An angry crowd in earthquake-rattled Puerto Rico stormed a warehouse Saturday after learning that it contained a stash of emergency supplies — that had been sitting untouched since Hurricane Maria slammed the island in 2017.
The chaos in the historic city of Ponce comes just one week after a 6.4-magnitude earthquake shook the island, which has yet to recover from the devastation of Maria — a Category 5 hurricane that killed more than 3,000 people and left much of the country without electricity.
Word of the squandered supplies spread online Saturday after blogger Lorenzo Delgado posted a video on Facebook of locals breaking into the warehouse, which is shown to be holding cases of bottled water and other emergency supplies.
Locals are seen hauling cases out of the warehouse, and — in one image — distributing the supplies to a throng of people outside.
“This is outrageous,” Ponce Mayor Maria Melendez told reporters. “Everyone knows what us mayors went through after Hurricane Maria and to try and get help to our cities and how we’ve worked these weeks to provide basic supplies to people affected by earthquakes.”
“Those involved owe us an explanation,” she said.
The discovery prompted Gov.
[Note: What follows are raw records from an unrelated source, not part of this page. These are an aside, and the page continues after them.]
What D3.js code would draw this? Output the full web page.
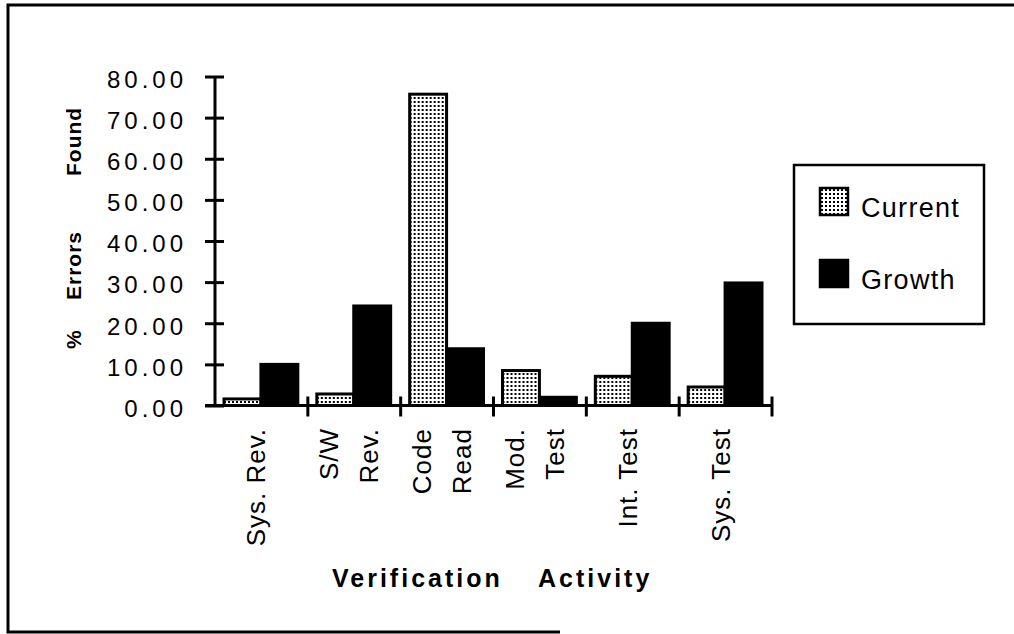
<!DOCTYPE html>
<html>
<head>
<meta charset="utf-8">
<script src="https://cdn.jsdelivr.net/npm/d3@7"></script>
<style>
  html, body { margin: 0; padding: 0; background: #fff; }
  svg { display: block; font-family: "Liberation Sans", Arial, Helvetica, sans-serif; }
</style>
</head>
<body>
<svg id="chart" width="1014" height="634"></svg>
<script>
// Share of errors found per verification activity
const categories = ["Sys. Rev.", "S/W Rev.", "Code Read", "Mod. Test", "Int. Test", "Sys. Test"];
const categoryLines = [["Sys. Rev."], ["S/W", "Rev."], ["Code", "Read"], ["Mod.", "Test"], ["Int. Test"], ["Sys. Test"]];
const seriesNames = ["Current", "Growth"];
const currentValues = [1.6, 2.8, 75.7, 8.5, 7.1, 4.5];
const growthValues = [10.0, 24.2, 13.8, 2.0, 20.0, 29.8];
const yTicks = [0, 10, 20, 30, 40, 50, 60, 70, 80];

const svg = d3.select("#chart");

// dotted fill used for the "Current" series
const defs = svg.append("defs");
const pat = defs.append("pattern")
  .attr("id", "dots").attr("patternUnits", "userSpaceOnUse")
  .attr("width", 4).attr("height", 4);
pat.append("rect").attr("width", 4).attr("height", 4).attr("fill", "#fff");
pat.append("rect").attr("x", 1).attr("y", 1).attr("width", 2).attr("height", 2).attr("fill", "#000");

// frame around the figure
svg.append("path")
  .attr("d", "M1014,5 L8,5 L8,632 L560,632")
  .attr("fill", "none").attr("stroke", "#000").attr("stroke-width", 3);

const x = d3.scaleBand().domain(categories).range([215, 772]);
const sub = d3.scaleBand().domain(seriesNames).range([9, x.bandwidth() - 10]);
const y = d3.scaleLinear().domain([0, 80]).range([405.5, 76.5]);

const rows = categories.map((c, i) => ({ cat: c, values: [currentValues[i], growthValues[i]] }));

// bars
const groups = svg.append("g").selectAll("g").data(rows).join("g")
  .attr("transform", d => `translate(${x(d.cat)},0)`);

groups.selectAll("rect")
  .data(d => seriesNames.map((s, k) => ({ s, v: d.values[k] })))
  .join("rect")
  .attr("x", d => sub(d.s))
  .attr("width", sub.bandwidth())
  .attr("y", d => y(d.v))
  .attr("height", d => y(0) - y(d.v))
  .attr("fill", d => d.s === "Current" ? "url(#dots)" : "#000")
  .attr("stroke", "#000")
  .attr("stroke-width", 3);

// y axis
const yAxis = svg.append("g")
  .attr("transform", "translate(215,0)")
  .call(d3.axisLeft(y).tickValues(yTicks).tickFormat(d3.format(".2f")).tickSize(10).tickPadding(16));
yAxis.select(".domain").attr("stroke-width", 3).attr("d", `M0,${y(80)}V${y(0)}`);
yAxis.selectAll(".tick line").attr("x1", -10).attr("x2", 9).attr("stroke-width", 3);
yAxis.selectAll(".tick text")
  .attr("font-size", 24).attr("letter-spacing", 4).attr("fill", "#000")
  .attr("x", -28)
  .attr("dy", "0.45em");

// x axis line and category boundary ticks
const xAxis = svg.append("g");
xAxis.append("line")
  .attr("x1", 205).attr("x2", x.range()[1])
  .attr("y1", y(0)).attr("y2", y(0))
  .attr("stroke", "#000").attr("stroke-width", 3);
const bounds = categories.slice(1).map(c => x(c)).concat([x.range()[1]]);
xAxis.selectAll("line.b").data(bounds).join("line").attr("class", "b")
  .attr("x1", d => d).attr("x2", d => d)
  .attr("y1", y(0) - 9).attr("y2", y(0) + 11)
  .attr("stroke", "#000").attr("stroke-width", 3);

// category labels, rotated
categoryLines.forEach((lines, i) => {
  const cx = x(categories[i]) + x.bandwidth() / 2;
  lines.forEach((t, j) => {
    const bx = cx + 4 + (j - (lines.length - 1) / 2) * 40;
    svg.append("text")
      .attr("transform", `translate(${bx},428) rotate(-90)`)
      .attr("text-anchor", "end")
      .attr("font-size", 26).attr("letter-spacing", 1)
      .text(t);
  });
});

// x axis title
const xt = svg.append("text")
  .attr("y", 587).attr("font-size", 25).attr("font-weight", "bold").attr("letter-spacing", 3);
xt.append("tspan").attr("x", 332).text("Verification");
xt.append("tspan").attr("x", 538).text("Activity");

// y axis title
const yt = svg.append("text")
  .attr("transform", "translate(81,0) rotate(-90)")
  .attr("font-size", 21).attr("font-weight", "bold").attr("letter-spacing", 1);
yt.append("tspan").attr("x", -349).text("%");
yt.append("tspan").attr("x", -300).text("Errors");
yt.append("tspan").attr("x", -176).text("Found");

// legend
const lg = svg.append("g");
lg.append("rect").attr("x", 794).attr("y", 165).attr("width", 190).attr("height", 159)
  .attr("fill", "#fff").attr("stroke", "#000").attr("stroke-width", 2.5);
const items = lg.selectAll("g").data(seriesNames).join("g")
  .attr("transform", (d, i) => `translate(0,${i * 72})`);
items.append("rect").attr("x", 820).attr("y", 188).attr("width", 28).attr("height", 27)
  .attr("fill", d => d === "Current" ? "url(#dots)" : "#000")
  .attr("stroke", "#000").attr("stroke-width", 2.5);
items.append("text").attr("x", 861).attr("y", 217)
  .attr("font-size", 27).attr("letter-spacing", 1.3)
  .text(d => d);
</script>
</body>
</html>
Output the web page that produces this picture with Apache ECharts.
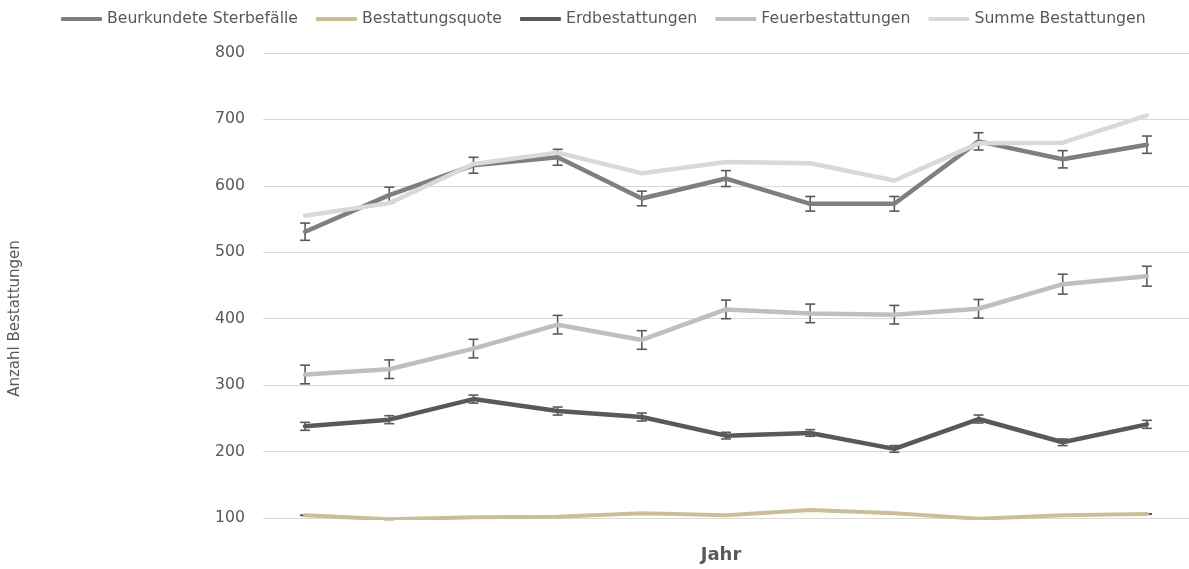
<!DOCTYPE html>
<html>
<head>
<meta charset="utf-8">
<script src="https://cdn.jsdelivr.net/npm/echarts@6/dist/echarts.min.js"></script>
<style>
  html, body { margin: 0; padding: 0; background: #ffffff; }
  #chart { width: 1189px; height: 569px; }
</style>
</head>
<body>
<div id="chart"></div>
<script>
// Year slots along the x axis (labels are not shown on this chart)
const categories = ['1', '2', '3', '4', '5', '6', '7', '8', '9', '10', '11'];

// Series values
const sterbefaelle      = [531, 586, 631, 643, 581, 611, 573, 573, 667, 640, 662];
const bestattungsquote  = [104, 98, 101, 102, 107, 104, 112, 107, 99, 104, 106];
const erdbestattungen   = [238, 248, 279, 261, 252, 224, 228, 204, 249, 214, 241];
const feuerbestattungen = [316, 324, 355, 391, 368, 414, 408, 406, 415, 452, 464];
const summeBestattungen = [555, 574, 633, 650, 619, 636, 634, 608, 664, 665, 706];

// Error bar half-widths (same units as the series)
const errSterbe = [13, 12, 12, 12, 11, 12, 11, 11, 13, 13, 13];
const errQuote  = [0.3, 0.3, 0.3, 0.3, 0.3, 0.3, 0.3, 0.3, 0.3, 0.3, 0.3];
const errErd    = [6, 6, 6, 6, 6, 5, 5, 5, 6, 5, 6];
const errFeuer  = [14, 14, 14, 14, 14, 14, 14, 14, 14, 15, 15];

// Y axis ticks
const yMin = 100, yMax = 800, yStep = 100;

const textColor = '#595959';
const fontFamily = '"DejaVu Sans", "Liberation Sans", sans-serif';

function errorData(values, errs) {
  return values.map((v, i) => [i, v - errs[i], v + errs[i]]);
}

// Vertical whisker with a short cap at each end
function renderErrorBar(params, api) {
  const lo = api.coord([api.value(0), api.value(1)]);
  const hi = api.coord([api.value(0), api.value(2)]);
  const half = 5;
  const style = { stroke: '#5a5a5a', lineWidth: 1.6, fill: null };
  return {
    type: 'group',
    children: [
      { type: 'line', shape: { x1: hi[0], y1: hi[1], x2: lo[0], y2: lo[1] }, style },
      { type: 'line', shape: { x1: hi[0] - half, y1: hi[1], x2: hi[0] + half, y2: hi[1] }, style },
      { type: 'line', shape: { x1: lo[0] - half, y1: lo[1], x2: lo[0] + half, y2: lo[1] }, style }
    ]
  };
}

function lineSeries(name, data, color, width, z) {
  return {
    name, type: 'line', data, z,
    symbol: 'none', smooth: false,
    lineStyle: { color, width, cap: 'round', join: 'round' },
    itemStyle: { color },
    emphasis: { disabled: true }
  };
}

function errSeries(name, values, errs, z) {
  return {
    name, type: 'custom', z,
    data: errorData(values, errs),
    encode: { x: 0, y: [1, 2] },
    renderItem: renderErrorBar,
    silent: true
  };
}

const chart = echarts.init(document.getElementById('chart'), null, { renderer: 'canvas' });

chart.setOption({
  animation: false,
  backgroundColor: '#ffffff',
  textStyle: { fontFamily },
  legend: {
    top: 6,
    left: 56,
    icon: 'roundRect',
    itemWidth: 41,
    itemHeight: 4,
    itemGap: 18,
    textStyle: { color: textColor, fontSize: 15.7, fontFamily },
    data: ['Beurkundete Sterbefälle', 'Bestattungsquote', 'Erdbestattungen', 'Feuerbestattungen', 'Summe Bestattungen']
  },
  grid: { left: 263, top: 53, width: 933, height: 471, containLabel: false },
  xAxis: {
    type: 'category',
    data: categories,
    boundaryGap: true,
    name: 'Jahr',
    nameLocation: 'middle',
    nameGap: 28,
    nameTextStyle: { color: textColor, fontSize: 18, fontWeight: 'bold', fontFamily, padding: [0, 10, 0, 0] },
    axisLine: { show: false },
    axisTick: { show: false },
    axisLabel: { show: false },
    splitLine: { show: false }
  },
  yAxis: {
    type: 'value',
    min: yMin, max: yMax, interval: yStep,
    name: 'Anzahl Bestattungen',
    nameLocation: 'middle',
    nameGap: 240,
    nameRotate: 90,
    nameTextStyle: { color: textColor, fontSize: 15, fontFamily, padding: [0, 66, 0, 0] },
    axisLine: { show: false },
    axisTick: { show: false },
    axisLabel: { color: textColor, fontSize: 15.7, margin: 18, fontFamily },
    splitLine: { lineStyle: { color: '#d9d9d9', width: 1 } }
  },
  series: [
    errSeries('err-sterbe', sterbefaelle, errSterbe, 1),
    errSeries('err-quote', bestattungsquote, errQuote, 1),
    errSeries('err-erd', erdbestattungen, errErd, 1),
    errSeries('err-feuer', feuerbestattungen, errFeuer, 1),
    lineSeries('Beurkundete Sterbefälle', sterbefaelle, '#7f7f7f', 4.5, 2),
    lineSeries('Bestattungsquote', bestattungsquote, '#cbbf91', 4, 3),
    lineSeries('Erdbestattungen', erdbestattungen, '#595959', 4.5, 4),
    lineSeries('Feuerbestattungen', feuerbestattungen, '#bfbfbf', 4.5, 5),
    lineSeries('Summe Bestattungen', summeBestattungen, '#d9d9d9', 4.5, 6)
  ]
});
</script>
</body>
</html>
Wanda Vazquez on Saturday to fire the island’s director of emergency management, Carlos Acevedo, and to order a full investigation into the matter.
On Sunday, Vázquez fired the heads of Puerto Rico’s housing and family departments, Housing Secretary Fernando Gil and Department of Family Secretary Glorimar Andújar.
“There are thousands of people who have made sacrifices to help those in the south, and it is unforgivable that resources were kept in the warehouse,” Vazquez said, noting that the supplies had been in the warehouse since Maria.
The governor has asked the Puerto Rican senate to install Jose Reyes, head of the island’s national guard, as the new commissioner of emergency management.
Secretary of State Elmer Roman told Univision news Saturday that there may also be other warehouses on the island with unused stores of supplies.
He said officials hoped to wrap up the initial probe into the controversy within 48 hours.
“The instructions are clear: All of the supplies that are available will be distributed,” Roman told the Spanish-language network.
Last week’s earthquake killed at least one person and caused an estimated $200 million in damage while forcing more than 7,000 people to seek refuge in shelters.